For too long, terror attacks have been depicted as a uniquely Muslim problem, with acts of violence described as "terrorist only when it applies to Muslims," said Abbas Barzegar of the Council on American Islamic Relations. He works on documenting and combating anti-Muslim bigotry and Islamophobia.
"We've got an issue in this country where anytime a violent act is committed by a Muslim, the media starts at terrorism and then works backward from there," added Colin Clarke, a senior research fellow at the Soufan Centre, a New York-based think-tank.
It's the opposite when the shooter is non-Muslim and white, said Clarke, who's spent his career studying terrorism, particularly Muslim extremism.
The March 15 attacks in Christchurch raised questions about whether Islamophobia and the threat of violent right-wing extremism was being taken seriously by politicians and law enforcement.
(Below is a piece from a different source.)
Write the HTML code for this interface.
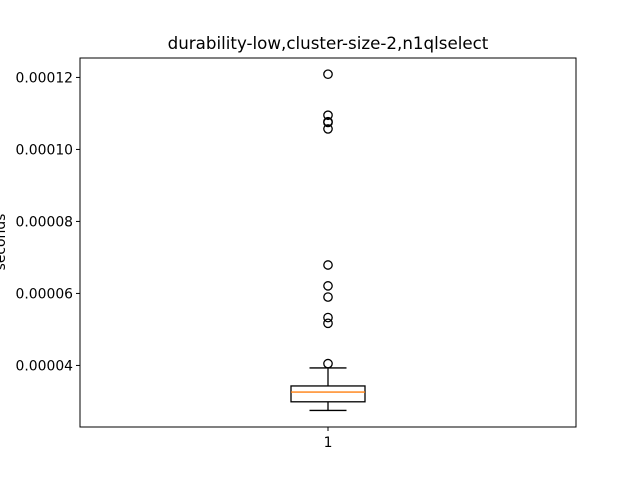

US President Donald Trump expressed sympathy for the victims, but played down the rise of white nationalism around the world, saying he didn't consider it a major threat despite data showing it is growing.
The Anti-Defamation League found that right-wing extremism was linked to every extremist killing in the US last year, with at least 50 people killed.
The group said that since the 1970s, nearly three in four extremist-related killings in the US have been linked to domestic right-wing extremists and nearly all the rest to Muslim extremists.
"It's really important that this attack not be dismissed as some crazy lone wolf, isolated incident," said Dalia Mogahed, who leads research at the Institute for Social Policy and Understanding, an organisation that focuses on research of American Muslims.
"I think it needs to be seen as ... a symptom of a wider problem, a transnational rising threat of white supremist violence where anti-Muslim rhetoric is the oxygen for this movement," she said.
A study by the ISPU found that foiled plots involving Muslims perceived to be acting in the name of Islam received 770 per cent more media coverage than those involving perpetrators acting in the name of white supremacy.
Another study by Georgia State University found that out of 136 terror attacks in the US over a span of 10 years, Muslims committed on average 12.5 per cent of the attacks, yet received more than half of the news coverage.
Mehdi Hasan, a commentator, TV host, columnist and adjunct professor at Georgetown University, said the public has been conditioned since the 9/11 attacks to see terrorists "as people with big beards, brown skin, loud voices shouting in Arabic".
He added: "I don't think anyone can deny that the entire 'War on Terror' has fed into this idea (of) Muslims as a threat, as 'the other', as inherently violent."
Clarke said he's been called to testify on Capitol Hill three times in the past two years about jihadi terrorism. "Where are the hearings about right-wing violence?" he asked.
Sectarian, cultural and ideological differences among the world's Muslims complicate efforts to uniformly push back against negative stereotypes — including the perception by some that Islam condones or encourages violence.
Such biases have been exacerbated by multiple attacks by Islamic extremists in European capitals and by years of conflicts that seem to pit Sunni and Shia Muslims against each other.
In the Middle East, the victims of extremist violence have often been fellow Muslims, targeted by groups like Isis or al-Qaeda because they don't share their hardline ideology.
Isis (Islamic State), which promoted an extremist version of Sunni Islam, terrorised millions of people during a five-year reign in parts of Syria and Iraq that only ended at the weekend, with the loss of the last speck of land of its self-proclaimed caliphate.
Some leaders of majority-Muslim countries have been accused of exploiting the debate.
Turkish President Recep Tayyip Erdogan stirred controversy when he was seen as politicising the Christchurch attacks to galvanise Islamist supporters during a campaign ahead of municipal elections. Erdogan screened clips of the attack — despite New Zealand's efforts to prevent the video's spread.
Mogahed, who co-authored a book called Who Speaks for Islam: What a Billion Muslims Really Think based on interviews with tens of thousands of Muslims around the world, said it's important to ask whether someone needs to be speaking for Islam, particularly when other groups of people are afforded the presumption of innocence when horrific acts are carried out in their name.
Some Muslim community leaders, like Dawud Walid, an imam in Detroit, said they are troubled by demands that Muslims condemn extremism carried out in the name of Islam. This suggests that Muslims share some sort of collective responsibility for the actions of extremists.
Hasan says this "subliminally reinforces the idea that terrorism is a Muslim problem."